#### [TASK PROMPT]
All of the data should be repeated exactly; pictures are not part of the copy.

>>>

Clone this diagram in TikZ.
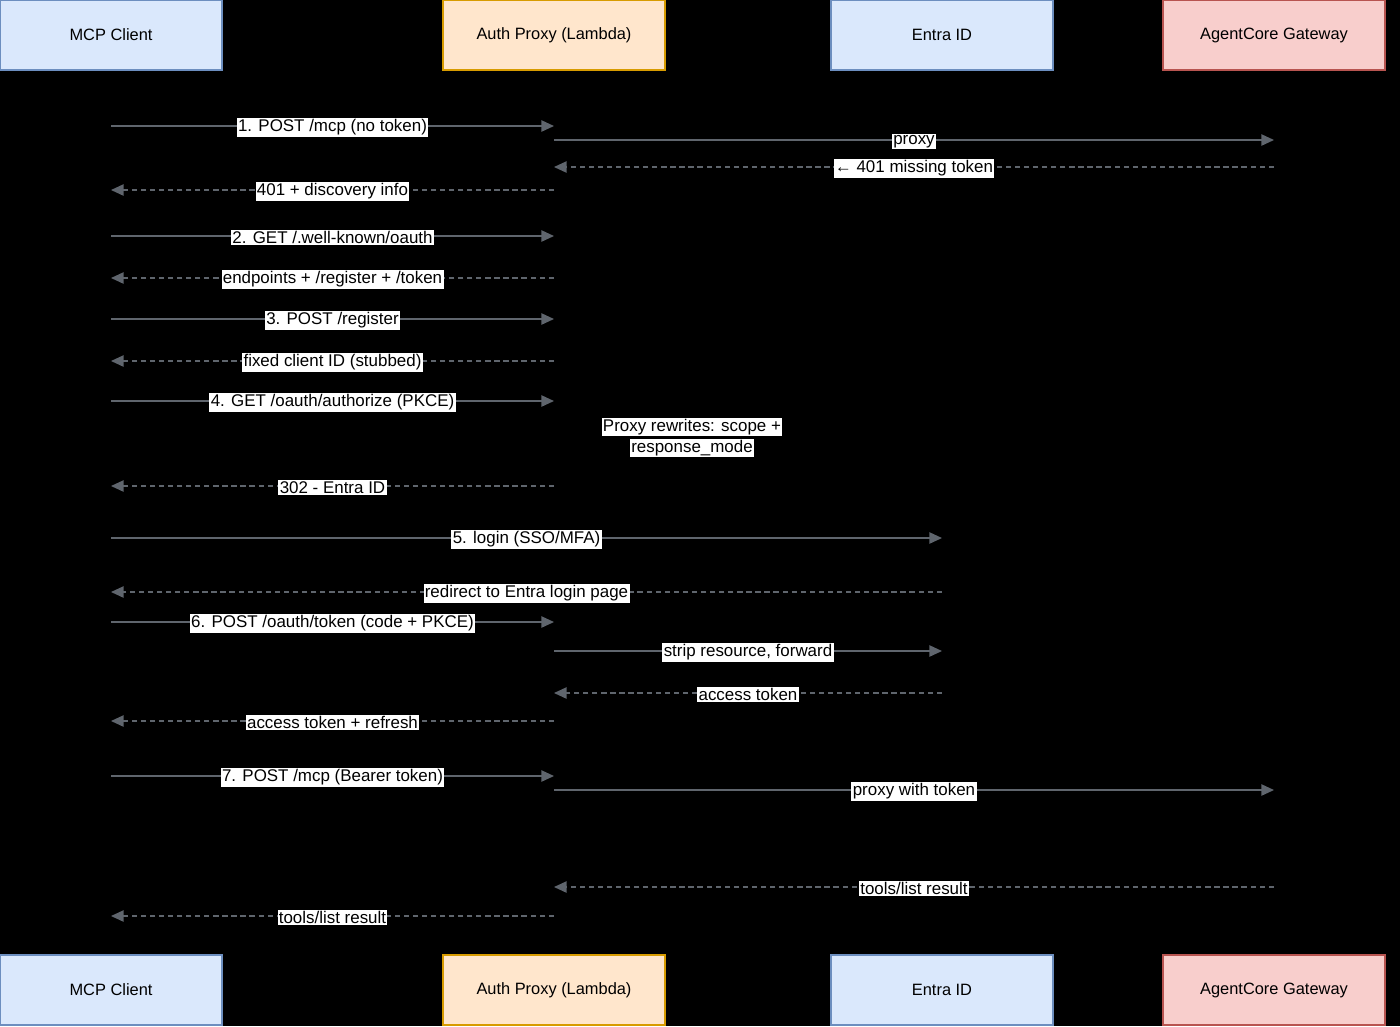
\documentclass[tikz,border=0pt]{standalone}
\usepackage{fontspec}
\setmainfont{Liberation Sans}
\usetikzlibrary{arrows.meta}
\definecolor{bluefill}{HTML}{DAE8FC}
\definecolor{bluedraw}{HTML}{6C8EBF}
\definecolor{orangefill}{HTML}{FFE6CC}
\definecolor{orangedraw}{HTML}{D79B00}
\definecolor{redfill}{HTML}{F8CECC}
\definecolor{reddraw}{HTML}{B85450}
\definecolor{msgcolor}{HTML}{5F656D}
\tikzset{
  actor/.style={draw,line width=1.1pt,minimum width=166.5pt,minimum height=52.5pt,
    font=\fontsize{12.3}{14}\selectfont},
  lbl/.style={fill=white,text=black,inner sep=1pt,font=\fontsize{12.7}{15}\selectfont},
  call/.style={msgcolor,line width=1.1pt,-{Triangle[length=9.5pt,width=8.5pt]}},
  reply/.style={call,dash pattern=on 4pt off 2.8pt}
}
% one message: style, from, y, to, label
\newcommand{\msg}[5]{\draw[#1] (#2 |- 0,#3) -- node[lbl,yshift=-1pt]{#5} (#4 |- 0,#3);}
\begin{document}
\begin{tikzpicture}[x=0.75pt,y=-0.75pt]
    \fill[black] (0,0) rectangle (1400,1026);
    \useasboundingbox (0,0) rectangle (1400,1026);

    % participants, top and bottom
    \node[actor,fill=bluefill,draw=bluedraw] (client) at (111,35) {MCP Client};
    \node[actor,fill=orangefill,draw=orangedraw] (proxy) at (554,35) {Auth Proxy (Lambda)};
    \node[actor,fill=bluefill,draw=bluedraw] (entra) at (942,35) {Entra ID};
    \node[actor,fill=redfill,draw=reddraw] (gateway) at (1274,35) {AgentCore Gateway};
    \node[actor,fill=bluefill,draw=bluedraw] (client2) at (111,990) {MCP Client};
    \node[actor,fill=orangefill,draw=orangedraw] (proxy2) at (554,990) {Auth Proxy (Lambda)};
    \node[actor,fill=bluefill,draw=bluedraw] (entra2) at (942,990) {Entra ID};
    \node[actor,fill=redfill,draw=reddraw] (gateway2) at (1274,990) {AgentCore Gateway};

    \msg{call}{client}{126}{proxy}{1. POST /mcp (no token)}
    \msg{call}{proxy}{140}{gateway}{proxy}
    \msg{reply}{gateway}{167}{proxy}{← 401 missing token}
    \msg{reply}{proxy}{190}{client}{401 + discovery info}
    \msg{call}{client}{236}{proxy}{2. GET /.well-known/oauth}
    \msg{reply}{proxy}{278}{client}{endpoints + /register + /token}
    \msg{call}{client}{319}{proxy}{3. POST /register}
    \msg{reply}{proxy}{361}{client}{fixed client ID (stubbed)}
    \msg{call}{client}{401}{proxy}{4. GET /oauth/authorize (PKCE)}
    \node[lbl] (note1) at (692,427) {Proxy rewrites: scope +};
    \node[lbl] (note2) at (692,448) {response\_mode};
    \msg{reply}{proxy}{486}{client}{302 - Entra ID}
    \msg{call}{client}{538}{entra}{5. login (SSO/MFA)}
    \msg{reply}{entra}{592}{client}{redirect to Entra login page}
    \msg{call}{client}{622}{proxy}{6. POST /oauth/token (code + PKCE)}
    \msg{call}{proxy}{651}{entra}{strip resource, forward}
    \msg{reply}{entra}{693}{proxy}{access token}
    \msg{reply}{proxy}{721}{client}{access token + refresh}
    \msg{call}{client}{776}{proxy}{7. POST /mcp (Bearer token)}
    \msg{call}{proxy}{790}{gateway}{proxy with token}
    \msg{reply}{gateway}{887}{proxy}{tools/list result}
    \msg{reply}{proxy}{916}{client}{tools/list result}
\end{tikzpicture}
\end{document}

<<<

#### [FULL ANSWER]
Clone this diagram in TikZ.
\documentclass[tikz,border=0pt]{standalone}
\usepackage{fontspec}
\setmainfont{Liberation Sans}
\usetikzlibrary{arrows.meta}
\definecolor{bluefill}{HTML}{DAE8FC}
\definecolor{bluedraw}{HTML}{6C8EBF}
\definecolor{orangefill}{HTML}{FFE6CC}
\definecolor{orangedraw}{HTML}{D79B00}
\definecolor{redfill}{HTML}{F8CECC}
\definecolor{reddraw}{HTML}{B85450}
\definecolor{msgcolor}{HTML}{5F656D}
\tikzset{
  actor/.style={draw,line width=1.1pt,minimum width=166.5pt,minimum height=52.5pt,
    font=\fontsize{12.3}{14}\selectfont},
  lbl/.style={fill=white,text=black,inner sep=1pt,font=\fontsize{12.7}{15}\selectfont},
  call/.style={msgcolor,line width=1.1pt,-{Triangle[length=9.5pt,width=8.5pt]}},
  reply/.style={call,dash pattern=on 4pt off 2.8pt}
}
% one message: style, from, y, to, label
\newcommand{\msg}[5]{\draw[#1] (#2 |- 0,#3) -- node[lbl,yshift=-1pt]{#5} (#4 |- 0,#3);}
\begin{document}
\begin{tikzpicture}[x=0.75pt,y=-0.75pt]
    \fill[black] (0,0) rectangle (1400,1026);
    \useasboundingbox (0,0) rectangle (1400,1026);

    % participants, top and bottom
    \node[actor,fill=bluefill,draw=bluedraw] (client) at (111,35) {MCP Client};
    \node[actor,fill=orangefill,draw=orangedraw] (proxy) at (554,35) {Auth Proxy (Lambda)};
    \node[actor,fill=bluefill,draw=bluedraw] (entra) at (942,35) {Entra ID};
    \node[actor,fill=redfill,draw=reddraw] (gateway) at (1274,35) {AgentCore Gateway};
    \node[actor,fill=bluefill,draw=bluedraw] (client2) at (111,990) {MCP Client};
    \node[actor,fill=orangefill,draw=orangedraw] (proxy2) at (554,990) {Auth Proxy (Lambda)};
    \node[actor,fill=bluefill,draw=bluedraw] (entra2) at (942,990) {Entra ID};
    \node[actor,fill=redfill,draw=reddraw] (gateway2) at (1274,990) {AgentCore Gateway};

    \msg{call}{client}{126}{proxy}{1. POST /mcp (no token)}
    \msg{call}{proxy}{140}{gateway}{proxy}
    \msg{reply}{gateway}{167}{proxy}{← 401 missing token}
    \msg{reply}{proxy}{190}{client}{401 + discovery info}
    \msg{call}{client}{236}{proxy}{2. GET /.well-known/oauth}
    \msg{reply}{proxy}{278}{client}{endpoints + /register + /token}
    \msg{call}{client}{319}{proxy}{3. POST /register}
    \msg{reply}{proxy}{361}{client}{fixed client ID (stubbed)}
    \msg{call}{client}{401}{proxy}{4. GET /oauth/authorize (PKCE)}
    \node[lbl] (note1) at (692,427) {Proxy rewrites: scope +};
    \node[lbl] (note2) at (692,448) {response\_mode};
    \msg{reply}{proxy}{486}{client}{302 - Entra ID}
    \msg{call}{client}{538}{entra}{5. login (SSO/MFA)}
    \msg{reply}{entra}{592}{client}{redirect to Entra login page}
    \msg{call}{client}{622}{proxy}{6. POST /oauth/token (code + PKCE)}
    \msg{call}{proxy}{651}{entra}{strip resource, forward}
    \msg{reply}{entra}{693}{proxy}{access token}
    \msg{reply}{proxy}{721}{client}{access token + refresh}
    \msg{call}{client}{776}{proxy}{7. POST /mcp (Bearer token)}
    \msg{call}{proxy}{790}{gateway}{proxy with token}
    \msg{reply}{gateway}{887}{proxy}{tools/list result}
    \msg{reply}{proxy}{916}{client}{tools/list result}
\end{tikzpicture}
\end{document}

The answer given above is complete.